Man kann Firmen auch dafür bezahlen, spezielle Anlagen mit realer metallischer Schwungmasse zu betreiben, deren alleinige Aufgabe es ist, das Netz zu stabilisieren. Die Bundesregierung schafft gerade einen Markt dafür. ABB hat das Potenzial bereits erkannt. Unter anderem auf den Färöer-Inseln, den Kanarischen Inseln und in England hat der Konzern so genannte »rotierende Phasenschieber« errichtet. Neu ist die Technologie nicht. »Die Anlagen waren bis in die 1950er Jahre im Stromsystem selbstverständlich, bevor sie wegrationalisiert wurden«, sagt Christian Payerl von ABB. Nun erleben sie wegen der Energiewende eine Renaissance. In Schweden arbeiten rund 450 Mitarbeiter des Konzerns jährlich an fünf bis zehn Projekten für rotierende Phasenschieber mit Synchronmaschinen, Tendenz steigend.

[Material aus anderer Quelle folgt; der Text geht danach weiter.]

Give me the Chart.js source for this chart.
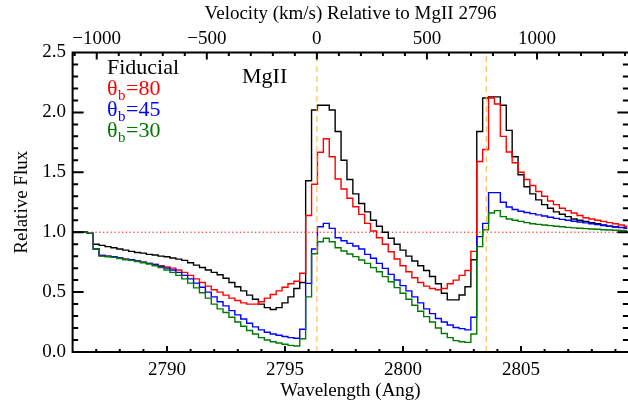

Rotierende Phasenschieber reagieren in Millisekunden, wenn es kritische Veränderungen gibt

Die Spezialanlagen liefern mehrere Services für das Stromnetz: »Rotierende Phasenschieber helfen dabei, Frequenz und Spannung im Stromnetz zu stabilisieren und direkt auf Störungen wie etwa Kurzschlüsse zu reagieren«, sagt Payerl. Die Anlagen könnten auch Oszillationen im Netz dämpfen. »Diese Maschinen sind wie eine Versicherung, sie laufen ständig mit und reagieren in Millisekunden, wenn es kritische Veränderungen gibt, ohne dass noch ein Mensch eingreifen muss.«

Die Färöer-Inseln machen Payerl zufolge vor, wie man eine vollständige Versorgung mit erneuerbaren Energien ohne Risiken für die Netzstabilität leisten kann: »Wir integrieren dort mittlerweile vier Phasenschieber ins System, die jeweils zusammen mit einer Batterie der Versorgung mit erneuerbaren Energien echte Stabilität geben.« Für England, sagt Payerl, würden theoretisch 200 der Anlagen ausreichen, um die gesamte bisherige Schwungmasse im Stromsystem zu ersetzen.

Längst sind auch andere Energiekonzerne in dem Sektor tätig. Lösungen gibt es also. An der Frage der Netzstabilität muss der Ausbau der erneuerbaren Energien nicht scheitern – sofern die nötigen Investitionen erfolgen.

Am 14. Mai, also nach Erscheinen dieses Artikels, gab die spanische Umweltministerin bekannt, dass Ausfälle in den Umspannwerken in Granada, Bajadoz und Sevilla dem Blackout vorangingen. Wir haben den Text daraufhin aktualisiert.